It did not take long. Two and a half months is all it took. Denza, the premium wing of BYD, just crossed 10,000 unit deliveries for its new Z9 GT. The cars started rolling off the lot on March 13 after debuting in China on the 5th of that month, then Europe joined the party on April 9. That pace is startling for a car priced starting at 269,880 yuan ($39,700), climbing to nearly 370,000 yuan ($54,400) for the top trim.
Is it worth it?
The hook is simple. This is the world’s first mass-market car to use BYD’s second-generation Blade Battery paired with flash charging. No prototypes, no beta tests. Just off the shelf. You can buy it pure electric (BEV), or if you miss gas engines, a plug-in hybrid (PHEP) version works too.
The Speed Matters More Than The Range
Most people think electric means waiting. BYD thinks otherwise. The battery pack holds between 190 and 210 watt-hours per kilogram of energy density, aided by thermal management that actually keeps up. Plug it in at 10%, wait five minutes, hit 70%. Nine minutes? You are at 97%.
And yes, this holds true in the cold.
At minus-30 Celsius, you need slightly more patience. Twelve minutes gets you from 20% up to 97%. Still fast enough to make a coffee break worthwhile. The pure electric model boasts a CLTC range of 1,136 km. If you choose the PHEV, you get 401 km on pure electric power, plus a combined range pushing over 1,300 km.
Speed changes behavior. If charging feels like refueling gas, driving changes forever.
It Goes Hard, Too
The numbers do not look fake, though they should. Built on BYD’s “E3” intelligent chassis platform, the EV variant squeezes 850 kW—over 1,100 horsepower—out of its motors. Torque peaks at 1,210 Newton-meters. You go from zero to 100 km/h in 2.7 seconds. It turns on a dime, with a radius of just 4.62 meters.

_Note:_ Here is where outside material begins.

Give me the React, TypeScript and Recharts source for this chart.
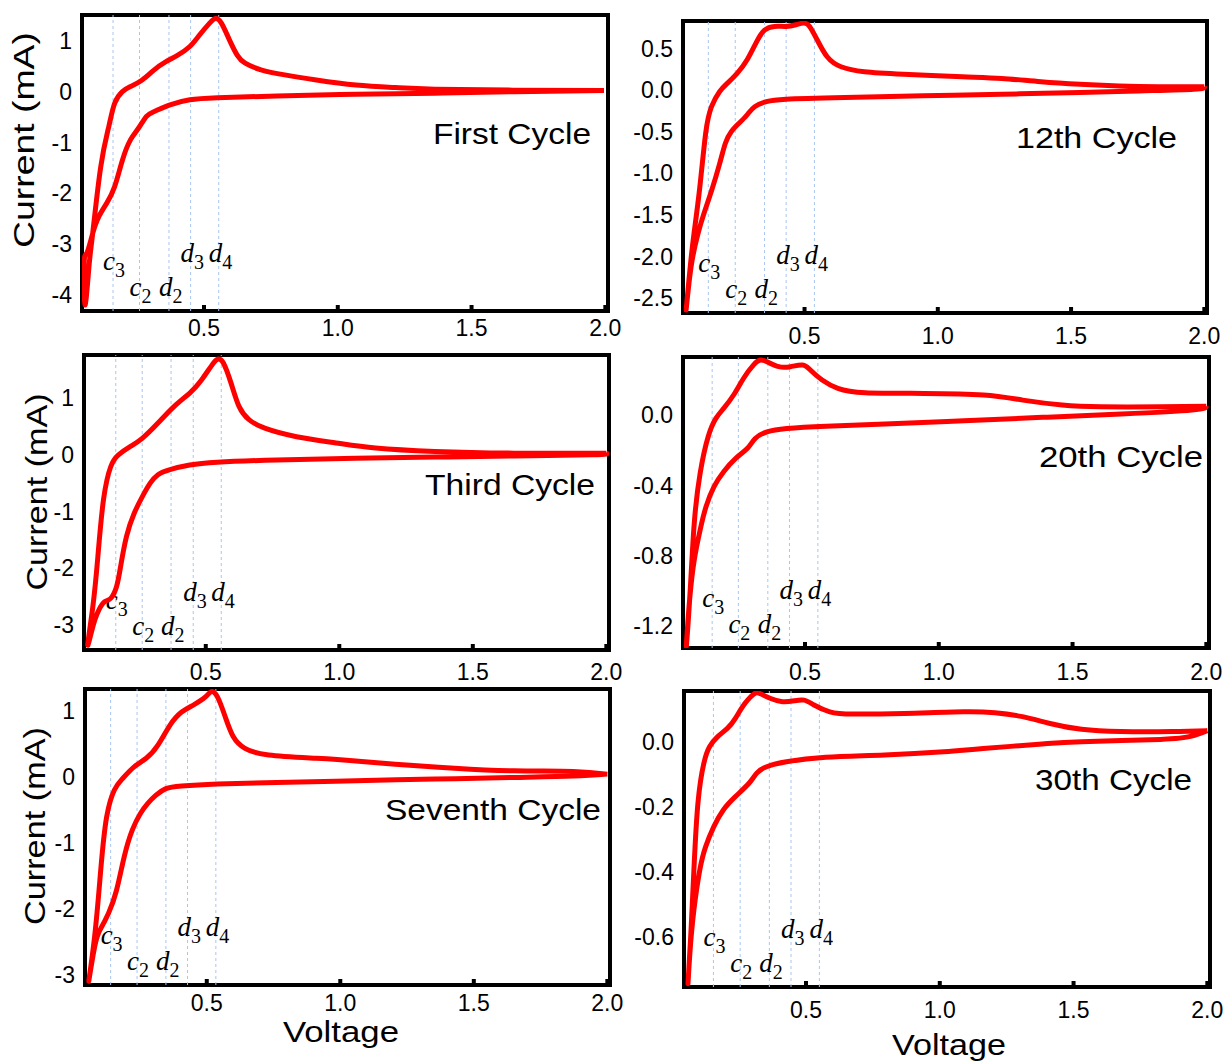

The tech stack includes the “God’s Eye” ADAS 5.0 system and DiSus-A air suspension. Inside, the design tries hard. Floating spoiler out back, “Z-shaped” side trim out front. Zero-gravity seats for the passenger, a mini fridge that actually works, an AR-HUD, and a new Lava Red interior color option. It screams luxury. Maybe too loud for some.
The market is listening, anyway. March saw global Denza sales jump to 7,133 units, up 29% from the prior month. April hit 11,200. A 57% increase. Momentum builds, and for a mid-size player like Denza, this is more than just noise. The question remains whether everyone will keep up with the hype once the initial excitement fades, or if this charging tech actually rewires how people drive. We will see.